* Begin RECORDED DATA *
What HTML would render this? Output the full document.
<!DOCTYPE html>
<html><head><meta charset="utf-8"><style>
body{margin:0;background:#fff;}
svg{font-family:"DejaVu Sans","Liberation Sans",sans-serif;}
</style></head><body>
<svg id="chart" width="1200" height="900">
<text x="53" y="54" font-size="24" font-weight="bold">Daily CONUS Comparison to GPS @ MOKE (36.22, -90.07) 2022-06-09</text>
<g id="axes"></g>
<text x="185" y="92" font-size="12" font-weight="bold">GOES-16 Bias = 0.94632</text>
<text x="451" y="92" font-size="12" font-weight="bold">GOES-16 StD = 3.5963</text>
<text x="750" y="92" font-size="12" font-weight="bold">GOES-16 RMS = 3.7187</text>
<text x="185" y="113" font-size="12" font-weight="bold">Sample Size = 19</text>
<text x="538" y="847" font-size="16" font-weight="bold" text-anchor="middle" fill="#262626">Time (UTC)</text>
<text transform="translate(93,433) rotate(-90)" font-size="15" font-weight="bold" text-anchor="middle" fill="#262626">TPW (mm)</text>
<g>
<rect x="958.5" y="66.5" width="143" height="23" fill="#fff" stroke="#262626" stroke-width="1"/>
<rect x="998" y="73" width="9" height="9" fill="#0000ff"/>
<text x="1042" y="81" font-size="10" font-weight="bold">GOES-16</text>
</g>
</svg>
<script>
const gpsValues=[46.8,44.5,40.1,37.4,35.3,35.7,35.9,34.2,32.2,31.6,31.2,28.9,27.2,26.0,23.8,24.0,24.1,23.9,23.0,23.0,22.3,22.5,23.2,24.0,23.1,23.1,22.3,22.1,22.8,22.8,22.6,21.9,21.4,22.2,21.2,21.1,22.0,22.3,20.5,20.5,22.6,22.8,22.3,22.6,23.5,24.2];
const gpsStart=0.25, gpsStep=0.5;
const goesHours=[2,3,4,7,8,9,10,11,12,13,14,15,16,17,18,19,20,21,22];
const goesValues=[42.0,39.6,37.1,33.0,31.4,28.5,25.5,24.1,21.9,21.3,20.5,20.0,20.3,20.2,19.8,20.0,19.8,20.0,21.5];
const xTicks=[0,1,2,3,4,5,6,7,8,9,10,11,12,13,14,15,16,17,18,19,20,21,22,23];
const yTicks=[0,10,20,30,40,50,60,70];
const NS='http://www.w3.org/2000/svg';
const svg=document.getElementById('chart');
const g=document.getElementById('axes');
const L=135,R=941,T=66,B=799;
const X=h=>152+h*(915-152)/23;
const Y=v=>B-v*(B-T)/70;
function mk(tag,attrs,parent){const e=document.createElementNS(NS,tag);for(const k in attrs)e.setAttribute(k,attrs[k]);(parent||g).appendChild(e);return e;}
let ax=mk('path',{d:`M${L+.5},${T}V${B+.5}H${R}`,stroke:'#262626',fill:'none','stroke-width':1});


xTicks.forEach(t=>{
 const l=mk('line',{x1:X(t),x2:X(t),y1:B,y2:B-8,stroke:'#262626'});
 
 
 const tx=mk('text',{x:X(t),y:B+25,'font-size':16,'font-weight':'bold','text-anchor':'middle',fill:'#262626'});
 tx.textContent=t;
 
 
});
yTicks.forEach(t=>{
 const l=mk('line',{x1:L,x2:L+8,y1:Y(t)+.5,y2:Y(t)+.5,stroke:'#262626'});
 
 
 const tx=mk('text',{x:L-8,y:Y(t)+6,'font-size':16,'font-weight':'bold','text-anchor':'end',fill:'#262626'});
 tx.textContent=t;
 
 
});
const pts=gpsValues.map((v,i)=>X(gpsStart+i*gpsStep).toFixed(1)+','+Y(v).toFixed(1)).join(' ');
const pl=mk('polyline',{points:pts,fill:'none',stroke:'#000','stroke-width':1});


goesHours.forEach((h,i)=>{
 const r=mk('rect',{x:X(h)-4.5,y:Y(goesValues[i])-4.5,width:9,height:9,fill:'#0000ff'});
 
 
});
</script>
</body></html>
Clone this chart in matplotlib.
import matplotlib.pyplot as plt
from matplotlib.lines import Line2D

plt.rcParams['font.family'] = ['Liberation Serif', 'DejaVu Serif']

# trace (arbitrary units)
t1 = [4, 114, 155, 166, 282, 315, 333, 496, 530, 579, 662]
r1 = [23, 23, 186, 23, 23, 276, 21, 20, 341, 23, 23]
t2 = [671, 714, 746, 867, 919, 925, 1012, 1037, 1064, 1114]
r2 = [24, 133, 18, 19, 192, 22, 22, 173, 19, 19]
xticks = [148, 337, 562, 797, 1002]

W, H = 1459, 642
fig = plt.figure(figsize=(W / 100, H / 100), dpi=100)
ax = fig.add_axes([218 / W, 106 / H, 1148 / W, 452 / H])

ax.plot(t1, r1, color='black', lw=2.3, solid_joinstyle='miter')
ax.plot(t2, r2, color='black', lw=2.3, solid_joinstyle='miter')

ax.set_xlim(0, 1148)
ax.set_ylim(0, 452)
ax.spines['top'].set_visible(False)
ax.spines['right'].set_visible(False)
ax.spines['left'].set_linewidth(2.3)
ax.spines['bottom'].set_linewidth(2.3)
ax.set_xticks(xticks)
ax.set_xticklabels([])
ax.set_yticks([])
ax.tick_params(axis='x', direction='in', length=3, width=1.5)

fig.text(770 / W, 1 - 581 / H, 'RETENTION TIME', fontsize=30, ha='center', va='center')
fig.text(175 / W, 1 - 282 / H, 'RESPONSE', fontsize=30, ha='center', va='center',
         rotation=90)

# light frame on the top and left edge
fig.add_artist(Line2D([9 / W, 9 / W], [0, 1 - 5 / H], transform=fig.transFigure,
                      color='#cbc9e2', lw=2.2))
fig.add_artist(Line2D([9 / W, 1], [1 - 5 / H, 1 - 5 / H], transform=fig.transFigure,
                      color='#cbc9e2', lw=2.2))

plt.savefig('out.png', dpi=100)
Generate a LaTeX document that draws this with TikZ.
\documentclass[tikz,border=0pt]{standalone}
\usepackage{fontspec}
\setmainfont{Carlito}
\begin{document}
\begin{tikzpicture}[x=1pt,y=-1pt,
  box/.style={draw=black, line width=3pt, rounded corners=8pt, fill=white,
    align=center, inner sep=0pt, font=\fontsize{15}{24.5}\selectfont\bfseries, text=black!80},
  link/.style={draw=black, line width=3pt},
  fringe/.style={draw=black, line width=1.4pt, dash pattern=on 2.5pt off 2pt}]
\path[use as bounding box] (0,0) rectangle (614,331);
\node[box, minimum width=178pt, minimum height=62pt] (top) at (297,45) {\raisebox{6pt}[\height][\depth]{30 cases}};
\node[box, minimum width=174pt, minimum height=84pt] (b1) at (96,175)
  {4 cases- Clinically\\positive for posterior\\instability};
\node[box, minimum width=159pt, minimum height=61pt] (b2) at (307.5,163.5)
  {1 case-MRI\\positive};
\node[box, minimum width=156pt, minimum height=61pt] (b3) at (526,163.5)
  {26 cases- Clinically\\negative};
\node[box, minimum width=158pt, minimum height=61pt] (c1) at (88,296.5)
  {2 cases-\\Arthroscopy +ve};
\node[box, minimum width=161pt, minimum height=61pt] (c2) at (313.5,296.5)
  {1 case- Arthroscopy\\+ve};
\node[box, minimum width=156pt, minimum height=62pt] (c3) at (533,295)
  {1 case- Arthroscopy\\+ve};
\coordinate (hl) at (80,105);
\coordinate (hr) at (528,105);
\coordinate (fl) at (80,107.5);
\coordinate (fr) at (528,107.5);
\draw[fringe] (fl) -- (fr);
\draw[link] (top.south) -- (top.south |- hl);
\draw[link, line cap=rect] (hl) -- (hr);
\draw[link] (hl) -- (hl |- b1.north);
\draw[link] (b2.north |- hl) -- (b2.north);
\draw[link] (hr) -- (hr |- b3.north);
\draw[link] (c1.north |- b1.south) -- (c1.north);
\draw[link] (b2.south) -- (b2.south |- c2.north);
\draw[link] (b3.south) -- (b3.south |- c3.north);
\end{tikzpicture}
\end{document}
* End RECORDED DATA *
### EXERCISE REQUIREMENTS
Above is a listing; print exactly its lines from the one with "Clone this chart in matplotlib." through the one with "ax.plot(t2, r2, color='black', lw=2.3, solid_joinstyle='miter')", and no other lines.

### FINAL RESULT
Clone this chart in matplotlib.
import matplotlib.pyplot as plt
from matplotlib.lines import Line2D

plt.rcParams['font.family'] = ['Liberation Serif', 'DejaVu Serif']

# trace (arbitrary units)
t1 = [4, 114, 155, 166, 282, 315, 333, 496, 530, 579, 662]
r1 = [23, 23, 186, 23, 23, 276, 21, 20, 341, 23, 23]
t2 = [671, 714, 746, 867, 919, 925, 1012, 1037, 1064, 1114]
r2 = [24, 133, 18, 19, 192, 22, 22, 173, 19, 19]
xticks = [148, 337, 562, 797, 1002]

W, H = 1459, 642
fig = plt.figure(figsize=(W / 100, H / 100), dpi=100)
ax = fig.add_axes([218 / W, 106 / H, 1148 / W, 452 / H])

ax.plot(t1, r1, color='black', lw=2.3, solid_joinstyle='miter')
ax.plot(t2, r2, color='black', lw=2.3, solid_joinstyle='miter')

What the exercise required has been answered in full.